Records
• • • •

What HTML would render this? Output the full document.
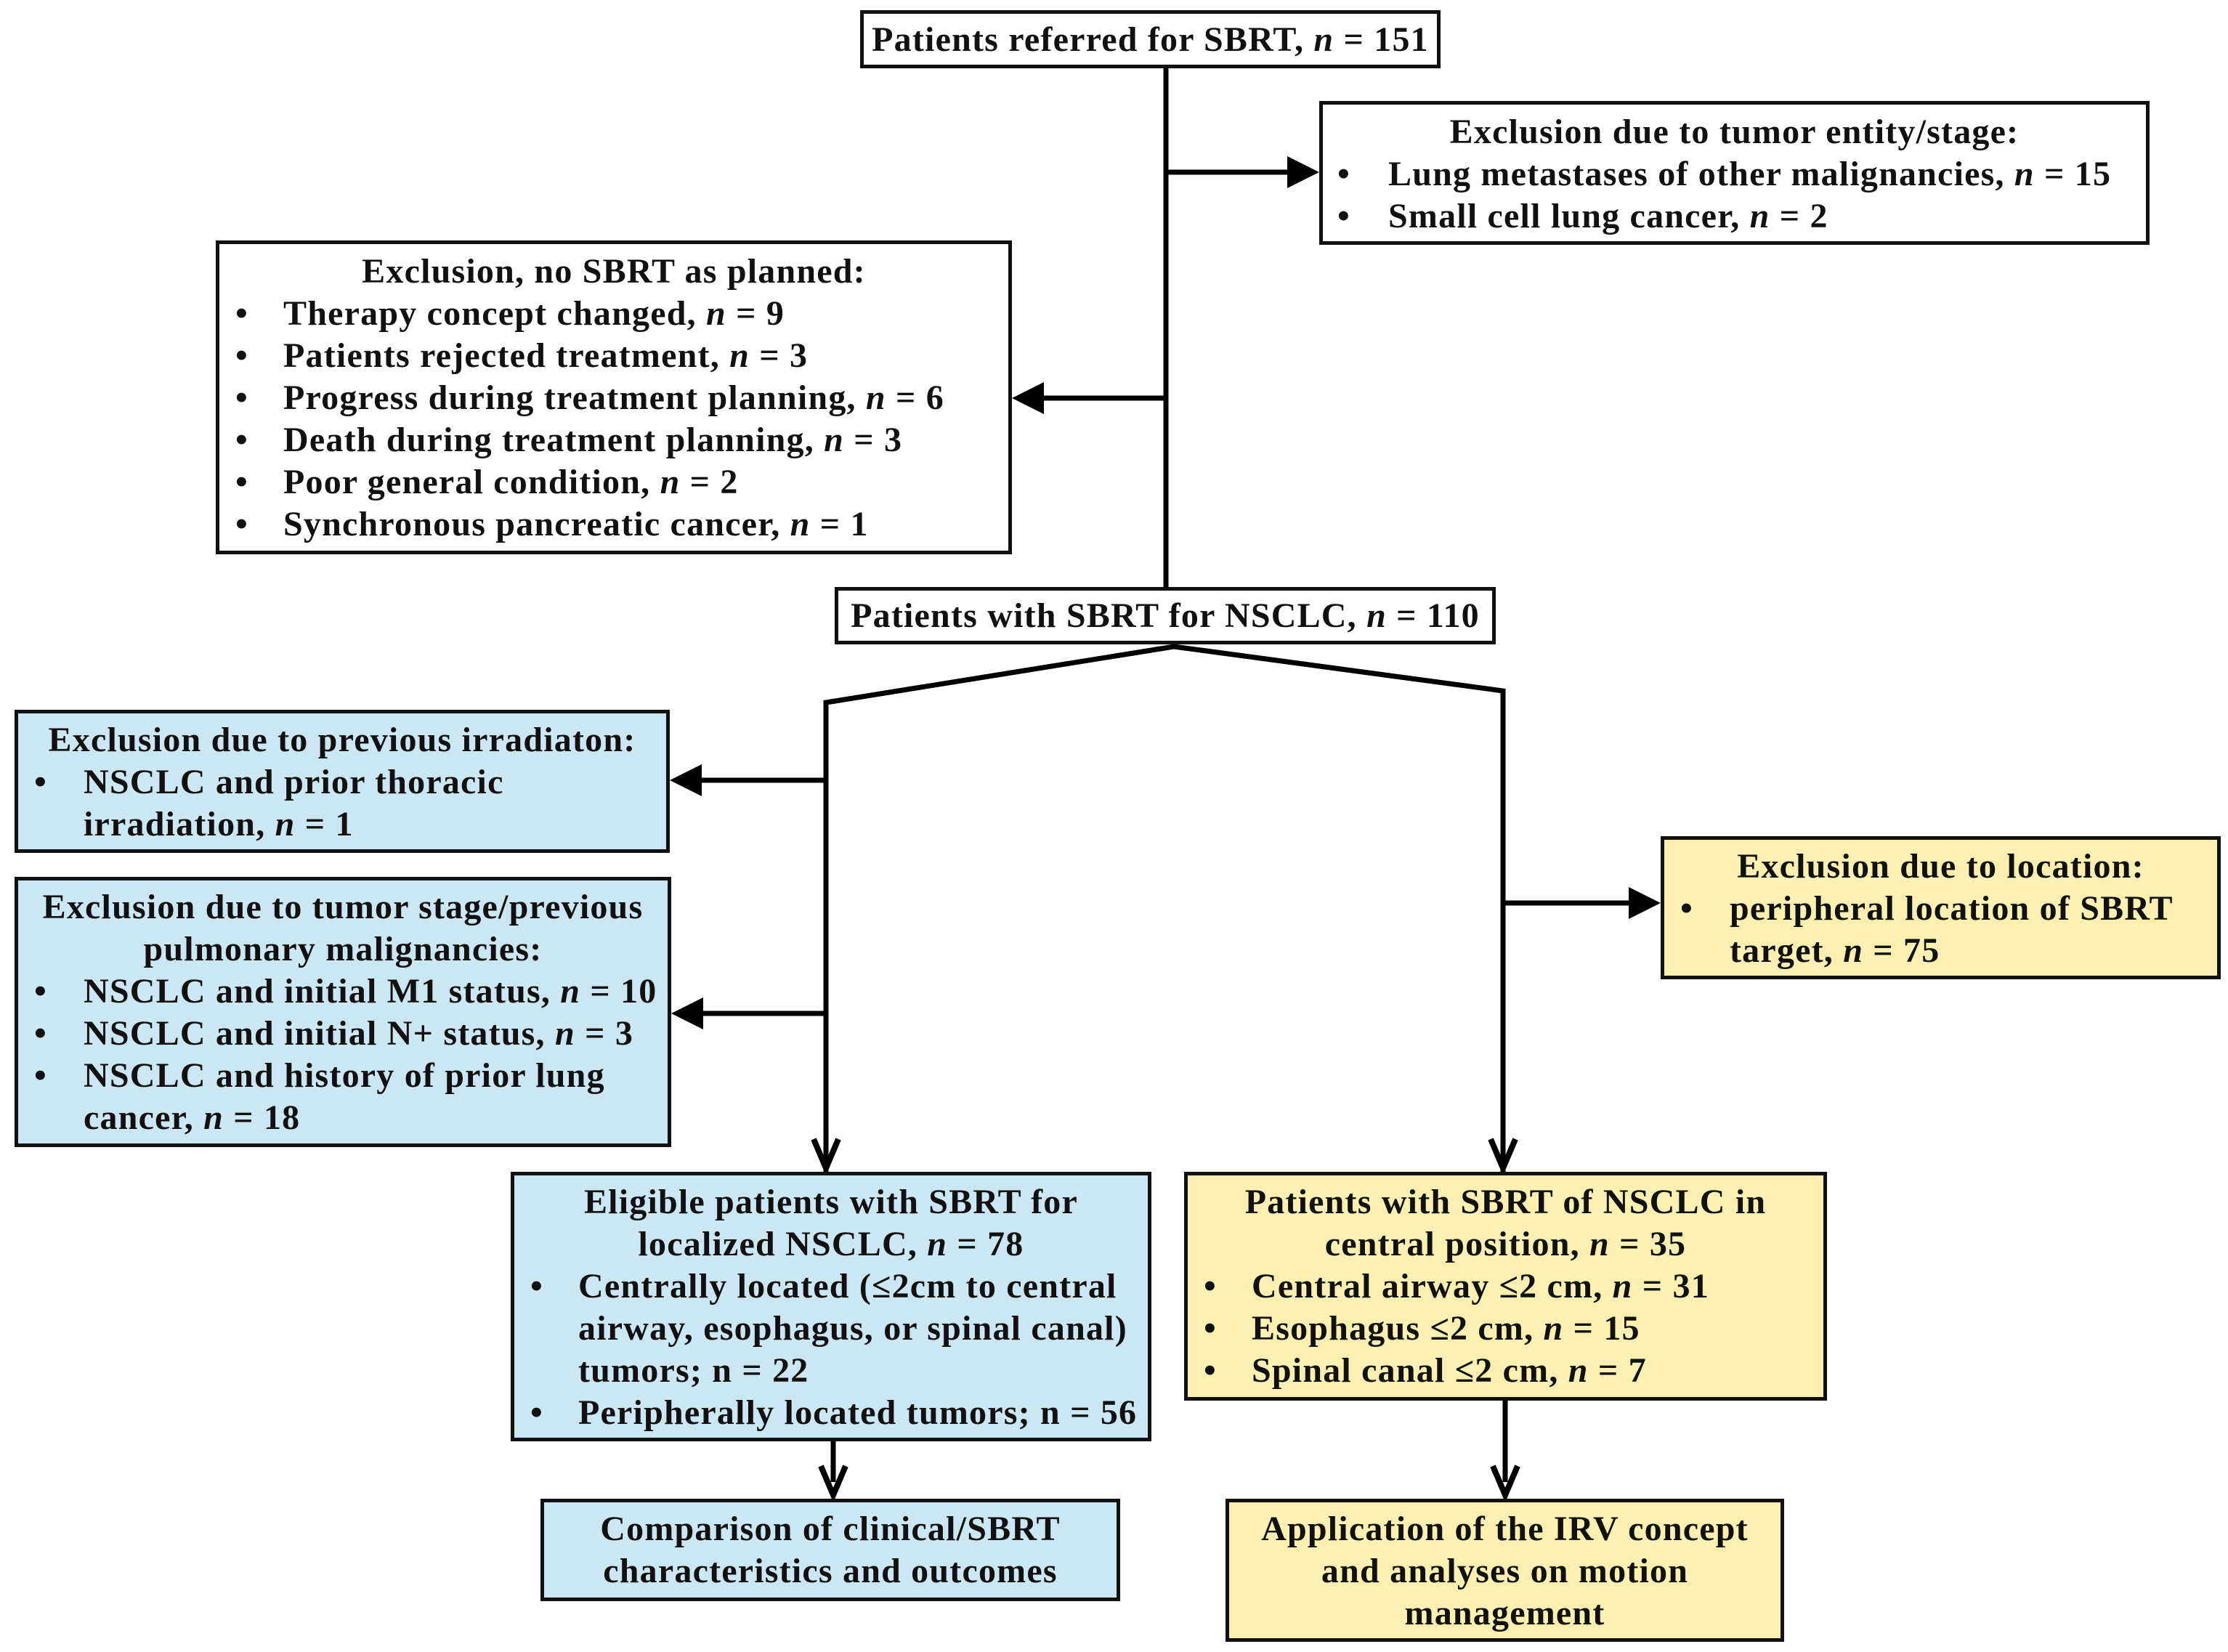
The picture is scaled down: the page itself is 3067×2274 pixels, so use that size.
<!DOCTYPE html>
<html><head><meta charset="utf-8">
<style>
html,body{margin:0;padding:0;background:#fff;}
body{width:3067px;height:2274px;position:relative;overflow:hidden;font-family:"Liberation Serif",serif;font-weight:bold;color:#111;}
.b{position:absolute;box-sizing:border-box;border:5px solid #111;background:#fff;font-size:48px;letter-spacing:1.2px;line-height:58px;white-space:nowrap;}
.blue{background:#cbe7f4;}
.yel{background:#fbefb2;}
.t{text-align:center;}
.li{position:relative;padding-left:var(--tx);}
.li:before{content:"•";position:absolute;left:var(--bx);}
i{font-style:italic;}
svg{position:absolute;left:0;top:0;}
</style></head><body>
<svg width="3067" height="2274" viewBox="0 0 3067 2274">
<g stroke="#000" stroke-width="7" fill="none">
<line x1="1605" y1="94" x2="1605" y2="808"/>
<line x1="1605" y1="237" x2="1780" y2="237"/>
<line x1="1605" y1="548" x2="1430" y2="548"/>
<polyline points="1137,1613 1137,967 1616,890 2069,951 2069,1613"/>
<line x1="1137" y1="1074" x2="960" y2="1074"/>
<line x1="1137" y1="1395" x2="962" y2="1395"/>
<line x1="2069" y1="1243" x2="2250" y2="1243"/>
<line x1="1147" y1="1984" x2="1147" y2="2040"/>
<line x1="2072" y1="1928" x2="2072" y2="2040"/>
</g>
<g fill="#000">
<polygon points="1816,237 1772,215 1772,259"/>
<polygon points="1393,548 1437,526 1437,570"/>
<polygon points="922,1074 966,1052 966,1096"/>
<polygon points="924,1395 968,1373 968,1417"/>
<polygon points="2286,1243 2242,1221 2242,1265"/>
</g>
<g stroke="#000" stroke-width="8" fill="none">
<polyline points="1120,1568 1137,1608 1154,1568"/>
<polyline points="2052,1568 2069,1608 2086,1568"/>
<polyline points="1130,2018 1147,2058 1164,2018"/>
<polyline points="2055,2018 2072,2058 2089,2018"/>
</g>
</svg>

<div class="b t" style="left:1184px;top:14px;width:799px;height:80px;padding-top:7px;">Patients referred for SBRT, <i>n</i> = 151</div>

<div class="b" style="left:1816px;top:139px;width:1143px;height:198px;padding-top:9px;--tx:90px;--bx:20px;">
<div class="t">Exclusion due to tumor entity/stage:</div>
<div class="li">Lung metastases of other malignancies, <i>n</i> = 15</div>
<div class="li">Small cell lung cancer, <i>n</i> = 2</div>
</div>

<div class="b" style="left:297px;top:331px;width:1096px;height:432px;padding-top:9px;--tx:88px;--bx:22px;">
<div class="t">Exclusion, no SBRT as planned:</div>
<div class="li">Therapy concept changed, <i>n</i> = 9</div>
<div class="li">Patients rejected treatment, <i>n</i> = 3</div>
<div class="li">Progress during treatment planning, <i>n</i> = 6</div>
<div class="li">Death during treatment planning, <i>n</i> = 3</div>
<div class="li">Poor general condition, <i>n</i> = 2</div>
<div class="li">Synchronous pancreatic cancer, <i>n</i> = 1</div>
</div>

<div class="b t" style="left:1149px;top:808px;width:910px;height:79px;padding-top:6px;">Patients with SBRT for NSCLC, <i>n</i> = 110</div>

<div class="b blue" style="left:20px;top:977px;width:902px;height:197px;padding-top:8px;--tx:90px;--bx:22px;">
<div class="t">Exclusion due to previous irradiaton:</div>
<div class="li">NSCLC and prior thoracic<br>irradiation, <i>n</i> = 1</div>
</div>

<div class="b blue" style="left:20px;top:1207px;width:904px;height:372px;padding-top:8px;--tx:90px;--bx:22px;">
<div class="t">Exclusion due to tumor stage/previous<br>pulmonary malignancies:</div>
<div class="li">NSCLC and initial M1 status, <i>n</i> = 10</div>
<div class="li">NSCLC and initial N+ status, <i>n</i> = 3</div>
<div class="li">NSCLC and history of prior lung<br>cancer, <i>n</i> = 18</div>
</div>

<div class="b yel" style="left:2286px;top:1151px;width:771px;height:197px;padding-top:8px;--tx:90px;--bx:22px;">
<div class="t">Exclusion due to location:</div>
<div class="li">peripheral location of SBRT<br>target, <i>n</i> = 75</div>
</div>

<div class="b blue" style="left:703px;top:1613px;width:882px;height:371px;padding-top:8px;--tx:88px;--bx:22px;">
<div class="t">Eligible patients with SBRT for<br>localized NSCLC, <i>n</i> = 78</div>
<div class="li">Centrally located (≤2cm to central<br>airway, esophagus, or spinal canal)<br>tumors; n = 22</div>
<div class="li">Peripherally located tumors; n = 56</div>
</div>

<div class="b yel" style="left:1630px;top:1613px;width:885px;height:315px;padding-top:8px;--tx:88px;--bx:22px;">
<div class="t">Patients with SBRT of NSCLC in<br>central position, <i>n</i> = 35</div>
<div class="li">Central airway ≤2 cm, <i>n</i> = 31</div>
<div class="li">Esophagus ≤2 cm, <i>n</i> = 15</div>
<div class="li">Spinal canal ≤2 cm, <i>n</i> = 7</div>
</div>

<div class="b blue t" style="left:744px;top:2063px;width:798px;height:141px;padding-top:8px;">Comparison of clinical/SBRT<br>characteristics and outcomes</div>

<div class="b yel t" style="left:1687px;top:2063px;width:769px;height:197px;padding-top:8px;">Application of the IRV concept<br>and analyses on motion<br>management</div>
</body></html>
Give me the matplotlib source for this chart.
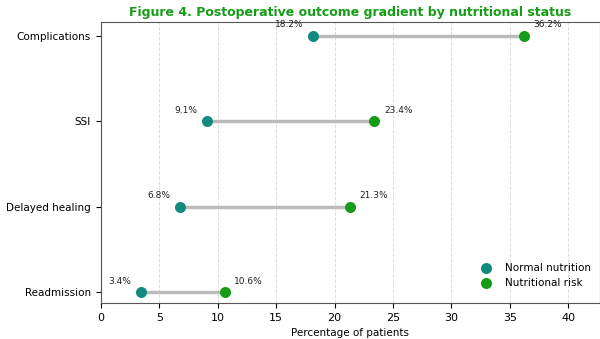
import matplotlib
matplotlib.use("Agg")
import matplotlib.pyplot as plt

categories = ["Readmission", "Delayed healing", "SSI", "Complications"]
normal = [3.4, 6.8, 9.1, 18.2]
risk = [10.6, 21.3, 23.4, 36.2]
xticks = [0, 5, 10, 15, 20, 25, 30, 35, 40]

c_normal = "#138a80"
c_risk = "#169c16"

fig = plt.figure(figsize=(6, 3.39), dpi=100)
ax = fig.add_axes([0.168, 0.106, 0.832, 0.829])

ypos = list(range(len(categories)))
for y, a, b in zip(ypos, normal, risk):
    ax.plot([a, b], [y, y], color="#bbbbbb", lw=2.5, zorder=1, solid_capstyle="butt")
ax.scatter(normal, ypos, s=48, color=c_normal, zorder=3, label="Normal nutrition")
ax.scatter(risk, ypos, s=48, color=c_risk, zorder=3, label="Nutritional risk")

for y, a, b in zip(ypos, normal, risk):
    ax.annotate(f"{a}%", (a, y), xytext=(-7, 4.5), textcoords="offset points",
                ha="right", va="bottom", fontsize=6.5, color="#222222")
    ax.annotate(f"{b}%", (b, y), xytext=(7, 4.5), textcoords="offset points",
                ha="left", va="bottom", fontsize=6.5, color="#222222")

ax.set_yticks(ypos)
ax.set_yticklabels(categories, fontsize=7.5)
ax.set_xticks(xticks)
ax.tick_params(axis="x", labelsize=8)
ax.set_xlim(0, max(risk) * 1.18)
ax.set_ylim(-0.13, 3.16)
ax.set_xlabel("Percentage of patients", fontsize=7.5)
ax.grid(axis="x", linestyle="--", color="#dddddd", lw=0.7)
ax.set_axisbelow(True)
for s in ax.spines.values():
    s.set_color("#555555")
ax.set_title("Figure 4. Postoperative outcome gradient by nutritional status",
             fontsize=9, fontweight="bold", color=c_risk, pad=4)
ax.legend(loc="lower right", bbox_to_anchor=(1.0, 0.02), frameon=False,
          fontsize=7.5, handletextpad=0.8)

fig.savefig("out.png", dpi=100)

• • • •

Repeat the lines from the line containing "Give me the matplotlib source for this chart." through the end of the material above exactly, with no pictures and nothing else.

Give me the matplotlib source for this chart.
import matplotlib
matplotlib.use("Agg")
import matplotlib.pyplot as plt

categories = ["Readmission", "Delayed healing", "SSI", "Complications"]
normal = [3.4, 6.8, 9.1, 18.2]
risk = [10.6, 21.3, 23.4, 36.2]
xticks = [0, 5, 10, 15, 20, 25, 30, 35, 40]

c_normal = "#138a80"
c_risk = "#169c16"

fig = plt.figure(figsize=(6, 3.39), dpi=100)
ax = fig.add_axes([0.168, 0.106, 0.832, 0.829])

ypos = list(range(len(categories)))
for y, a, b in zip(ypos, normal, risk):
    ax.plot([a, b], [y, y], color="#bbbbbb", lw=2.5, zorder=1, solid_capstyle="butt")
ax.scatter(normal, ypos, s=48, color=c_normal, zorder=3, label="Normal nutrition")
ax.scatter(risk, ypos, s=48, color=c_risk, zorder=3, label="Nutritional risk")

for y, a, b in zip(ypos, normal, risk):
    ax.annotate(f"{a}%", (a, y), xytext=(-7, 4.5), textcoords="offset points",
                ha="right", va="bottom", fontsize=6.5, color="#222222")
    ax.annotate(f"{b}%", (b, y), xytext=(7, 4.5), textcoords="offset points",
                ha="left", va="bottom", fontsize=6.5, color="#222222")

ax.set_yticks(ypos)
ax.set_yticklabels(categories, fontsize=7.5)
ax.set_xticks(xticks)
ax.tick_params(axis="x", labelsize=8)
ax.set_xlim(0, max(risk) * 1.18)
ax.set_ylim(-0.13, 3.16)
ax.set_xlabel("Percentage of patients", fontsize=7.5)
ax.grid(axis="x", linestyle="--", color="#dddddd", lw=0.7)
ax.set_axisbelow(True)
for s in ax.spines.values():
    s.set_color("#555555")
ax.set_title("Figure 4. Postoperative outcome gradient by nutritional status",
             fontsize=9, fontweight="bold", color=c_risk, pad=4)
ax.legend(loc="lower right", bbox_to_anchor=(1.0, 0.02), frameon=False,
          fontsize=7.5, handletextpad=0.8)

fig.savefig("out.png", dpi=100)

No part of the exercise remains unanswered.